Taken individually, there are a lot of very clever and interesting scenes and themes to this movie, and some nice bits of acting. It's great to see Nicholas Cage in the sort of quirky movie that characterized his early career (think "Raising Arizona") rather than the dreadful action films he's been making lately. Certain scenes do stand out as nicely done. Meryl Streep gives her usual over-the-top performance, which Jonz indulges with excessively long shots of her method-school emoting that seem even longer than usual, given the film's otherwise frantic pacing. At a number of points I found myself wanting to yell yes, we get the point. For god's sake, get on with it already!

Overall it's uneven, trite, and excessively gimmicky. Fine for a dollar rental, but I wouldn't recommend anyone see it in the theater or buy it.
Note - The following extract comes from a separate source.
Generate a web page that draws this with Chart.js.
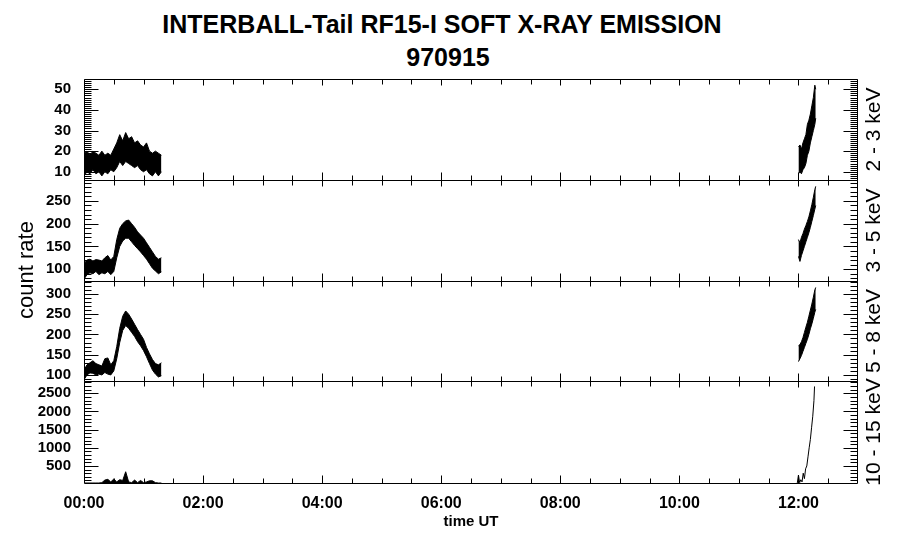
<!DOCTYPE html>
<html>
<head>
<meta charset="utf-8">
<script src="https://cdn.jsdelivr.net/npm/chart.js@4.4.0/dist/chart.umd.min.js"></script>
<style>
  body { margin: 0; background: #fff; }
  #wrap { position: relative; width: 900px; height: 548px; font-family: "Liberation Sans", Arial, Helvetica, sans-serif; }
  #wrap canvas { position: absolute; left: 0; top: 0; }
  .ttl { position: absolute; left: -8px; width: 900px; text-align: center; font-weight: bold; font-size: 25px; color: #000; }
</style>
</head>
<body>
<div id="wrap">
  <div class="ttl" style="top:10px">INTERBALL-Tail RF15-I SOFT X-RAY EMISSION</div>
  <div class="ttl" style="top:43px; left:-2px">970915</div>
  <canvas id="p1" width="900" height="548"></canvas>
  <canvas id="p2" width="900" height="548"></canvas>
  <canvas id="p3" width="900" height="548"></canvas>
  <canvas id="p4" width="900" height="548"></canvas>
</div>
<script>
// time in hours UT
const X_TICKS = [0, 2, 4, 6, 8, 10, 12];
const X_LABELS = ["00:00", "02:00", "04:00", "06:00", "08:00", "10:00", "12:00"];

// first data stretch (start of the day), sampled envelope low / high
const TIME_A = [0, 0.05, 0.1, 0.15, 0.2, 0.25, 0.3, 0.35, 0.4, 0.45, 0.5, 0.55, 0.6, 0.65,
                0.7, 0.75, 0.8, 0.85, 0.9, 0.95, 1.0, 1.05, 1.1, 1.15, 1.2, 1.25, 1.3];
// second data stretch (around 12:00)
const TIME_B = [12.0, 12.025, 12.05, 12.075, 12.1, 12.125, 12.15, 12.175, 12.2, 12.225, 12.25, 12.275, 12.29];
const TIME_D = [11.98, 12.0, 12.02, 12.04, 12.06, 12.08, 12.1, 12.12, 12.14, 12.16, 12.18, 12.2, 12.22, 12.24, 12.26, 12.27];

// 2 - 3 keV
const Y1_TICKS = [10, 20, 30, 40, 50];
const P1_HI_A = [19, 20, 18, 20, 19, 18, 20, 18, 19, 18, 21, 24, 28, 25, 29, 26, 27, 24, 25, 23, 22, 24, 20, 19, 20, 19, 18];
const P1_LO_A = [8, 10, 9, 11, 9, 10, 8, 10, 9, 11, 10, 12, 15, 13, 15, 14, 13, 12, 13, 11, 10, 11, 9, 8, 10, 8, 10];
const P1_HI_B = [22, 23, 21, 24, 26, 28, 33, 35, 38, 42, 46, 52, 50];
const P1_LO_B = [9, 10, 9, 11, 12, 14, 18, 20, 24, 27, 30, 33, 36];

// 3 - 5 keV
const Y2_TICKS = [100, 150, 200, 250];
const P2_HI_A = [112, 120, 122, 118, 121, 120, 118, 125, 130, 120, 128, 165, 190, 200, 206, 208, 200, 192, 182, 175, 168, 158, 148, 138, 128, 122, 125];
const P2_LO_A = [78, 88, 92, 90, 95, 88, 92, 90, 95, 88, 95, 125, 150, 162, 168, 168, 160, 152, 145, 138, 130, 122, 112, 102, 96, 90, 94];
const P2_HI_B = [165, 158, 170, 178, 188, 196, 205, 215, 228, 242, 258, 275, 282];
const P2_LO_B = [128, 117, 130, 140, 150, 160, 170, 180, 192, 205, 218, 232, 240];

// 5 - 8 keV
const Y3_TICKS = [100, 150, 200, 250, 300];
const P3_HI_A = [112, 125, 130, 135, 128, 125, 122, 140, 142, 125, 135, 170, 215, 245, 258, 250, 238, 225, 212, 200, 188, 168, 152, 138, 128, 125, 130];
const P3_LO_A = [88, 100, 105, 104, 100, 102, 100, 106, 102, 100, 110, 140, 180, 210, 222, 215, 205, 195, 182, 172, 160, 145, 128, 112, 102, 95, 98];
const P3_HI_B = [172, 175, 182, 192, 205, 218, 230, 245, 260, 275, 292, 310, 316];
const P3_LO_B = [133, 140, 148, 158, 168, 178, 188, 200, 214, 226, 240, 255, 262];

// 10 - 15 keV
const Y4_TICKS = [500, 1000, 1500, 2000, 2500];
const P4_HI_A = [30, 30, 30, 30, 30, 30, 40, 110, 130, 60, 140, 60, 120, 100, 340, 60, 40, 110, 40, 100, 40, 60, 90, 90, 40, 30, 30];
const P4_D = [30, 250, 40, 120, 60, 300, 150, 420, 500, 750, 1000, 1230, 1550, 1870, 2300, 2690];

const FONT = '"Liberation Sans", Arial, Helvetica, sans-serif';

function pts(ts, vs) {
    return ts.map((t, k) => ({ x: t, y: vs[k] }));
}

function band(hi, lo) {
    return [
        { data: hi, fill: '+1' },
        { data: lo, fill: false }
    ];
}

// IDL style frame: inward ticks on all four sides + side label
const idlFrame = {
    id: 'idlFrame',
    afterDatasetsDraw(chart, args, opts) {
        const { ctx, chartArea: a, scales: { x, y } } = chart;
        const L = Math.round(a.left) + 0.5, R = Math.round(a.right) - 0.5;
        const T = Math.round(a.top) + 0.5, B = Math.round(a.bottom) + 0.5;
        ctx.save();
        ctx.strokeStyle = '#000';
        ctx.lineWidth = 1;
        ctx.beginPath();
        ctx.rect(L, T, R - L, B - T);
        const hy = v => Math.round(y.getPixelForValue(v)) + 0.5;
        const hx = v => Math.round(x.getPixelForValue(v)) + 0.5;
        for (let v = Math.ceil(y.min / opts.minor) * opts.minor; v <= y.max; v += opts.minor) {
            const py = hy(v);
            ctx.moveTo(L, py); ctx.lineTo(L + 7, py);
            ctx.moveTo(R, py); ctx.lineTo(R - 7, py);
        }
        y.ticks.forEach(t => {
            const py = hy(t.value);
            ctx.moveTo(L, py); ctx.lineTo(L + 14, py);
            ctx.moveTo(R, py); ctx.lineTo(R - 14, py);
        });
        for (let v = 0.5; v < x.max; v += 0.5) {
            const px = hx(v);
            const major = X_TICKS.includes(v);
            ctx.moveTo(px, B); ctx.lineTo(px, B - (major ? 8 : 5));
            ctx.moveTo(px, T); ctx.lineTo(px, T + (major ? 6 : 5));
        }
        ctx.stroke();

        ctx.fillStyle = '#000';
        ctx.font = '21px ' + FONT;
        ctx.textAlign = 'center';
        ctx.textBaseline = 'alphabetic';
        ctx.translate(880, (a.top + a.bottom) / 2);
        ctx.rotate(-Math.PI / 2);
        ctx.fillText(opts.side, 0, 0);
        ctx.restore();

        if (opts.leftTitle) {
            ctx.save();
            ctx.fillStyle = '#000';
            ctx.font = '22px ' + FONT;
            ctx.textAlign = 'center';
            ctx.textBaseline = 'alphabetic';
            ctx.translate(33, 270);
            ctx.rotate(-Math.PI / 2);
            ctx.fillText(opts.leftTitle, 0, 0);
            ctx.restore();
        }
    }
};

const PANELS = [
    { id: 'p1', top: 79, bottom: 180, min: 6, max: 55, ticks: Y1_TICKS, minor: 1, side: '2 - 3 keV',
      datasets: [...band(pts(TIME_A, P1_HI_A), pts(TIME_A, P1_LO_A)), ...band(pts(TIME_B, P1_HI_B), pts(TIME_B, P1_LO_B))] },
    { id: 'p2', top: 180, bottom: 281, min: 74, max: 296, ticks: Y2_TICKS, minor: 10, side: '3 - 5 keV', leftTitle: 'count rate',
      datasets: [...band(pts(TIME_A, P2_HI_A), pts(TIME_A, P2_LO_A)), ...band(pts(TIME_B, P2_HI_B), pts(TIME_B, P2_LO_B))] },
    { id: 'p3', top: 281, bottom: 381, min: 85, max: 332, ticks: Y3_TICKS, minor: 10, side: '5 - 8 keV',
      datasets: [...band(pts(TIME_A, P3_HI_A), pts(TIME_A, P3_LO_A)), ...band(pts(TIME_B, P3_HI_B), pts(TIME_B, P3_LO_B))] },
    { id: 'p4', top: 381, bottom: 483, min: 30, max: 2840, ticks: Y4_TICKS, minor: 100, side: '10 - 15 keV',
      datasets: [{ data: pts(TIME_A, P4_HI_A), fill: 'start' }, { data: pts(TIME_D, P4_D), fill: false }] }
];

PANELS.forEach((p, i) => {
    const last = i === PANELS.length - 1;
    p.datasets.forEach(d => {
        d.borderColor = '#000';
        d.backgroundColor = '#000';
        d.borderWidth = 1;
        d.pointRadius = 0;
        d.tension = 0;
    });
    new Chart(document.getElementById(p.id), {
        type: 'line',
        data: { datasets: p.datasets },
        options: {
            responsive: false,
            animation: false,
            devicePixelRatio: 1,
            layout: { padding: { left: 0, right: 42, top: p.top, bottom: last ? 0 : 548 - p.bottom } },
            plugins: {
                legend: { display: false },
                tooltip: { enabled: false },
                idlFrame: { minor: p.minor, side: p.side, leftTitle: p.leftTitle }
            },
            scales: {
                x: {
                    type: 'linear', min: 0, max: 13, display: last,
                    afterFit: s => { s.height = last ? 65 : 0; },
                    afterBuildTicks: s => { s.ticks = X_TICKS.map(v => ({ value: v })); },
                    grid: { display: false },
                    border: { display: false },
                    ticks: {
                        autoSkip: false, maxRotation: 0, padding: 3, color: '#000',
                        font: { family: FONT, size: 16, weight: 'bold' },
                        callback: (v, k) => X_LABELS[k]
                    },
                    title: { display: true, text: 'time UT', color: '#000', padding: 17,
                             font: { family: FONT, size: 15, weight: 'bold' } }
                },
                y: {
                    min: p.min, max: p.max, position: 'left',
                    afterFit: s => { s.width = 84; },
                    afterBuildTicks: s => { s.ticks = p.ticks.map(v => ({ value: v })); },
                    grid: { display: false },
                    border: { display: false },
                    ticks: { autoSkip: false, padding: 5, color: '#000',
                             font: { family: FONT, size: 15, weight: 'bold' },
                             callback: v => String(v) }
                }
            }
        },
        plugins: [idlFrame]
    });
});
</script>
</body>
</html>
I often ask myself after seeing a movie, would I want to see this again? And the answer for "Adaptation" is probably not.

Rating: 4 stars
Summary: Weird and Wonderful!!!
Review: The academy award nominated creators of Being John Malkovich take us on another unique and refreshing head trip. Starring Nicolas Cage, Meryl Streep, Chris Cooper, Tilda Swinton, Brian Cox, and Maggie Gyllenhaal, this is a fascinating "adaptation" of the off-beat book "The Orchid Thief." This time, we journey into an even more beautifully disturbed brain: Kaufman's own. In this twisted and brilliant film, the tortured screenwriter not only shares his uneasy attempt at trying to adapt Susan Orlean's book "The Orchid Thief" into a movie, but he ultimately (and unintentionlly) writes himself into the screenplay. Nicolas Cage, in his best role in years, is completely up to the task, playing both the wound-up Charlie and his easy-breezy twin Donald. Meryl Streep goes deliciously (and surprisingly) nuts as Orlean, while Chris Cooper (American Beauty) is magnificant in his portrayal of an obsessed horticulturist (An Oscar nomination is beckoning). During all of its dizzying twists and turns, the movie remains ultimately fascinating not only because of the direction and writing, but because of the lighthearted darkness of the unusually wonderful performances. Weird and engaging in so many ways, Adaptation has all of the right stuff. And all the time, uncoiling beneath the surface of the film, is the audacious surprise of the last 20 minutes, in which--well, you gotta see for yourself. What a bewilderingly brilliant and entertaining movie this is.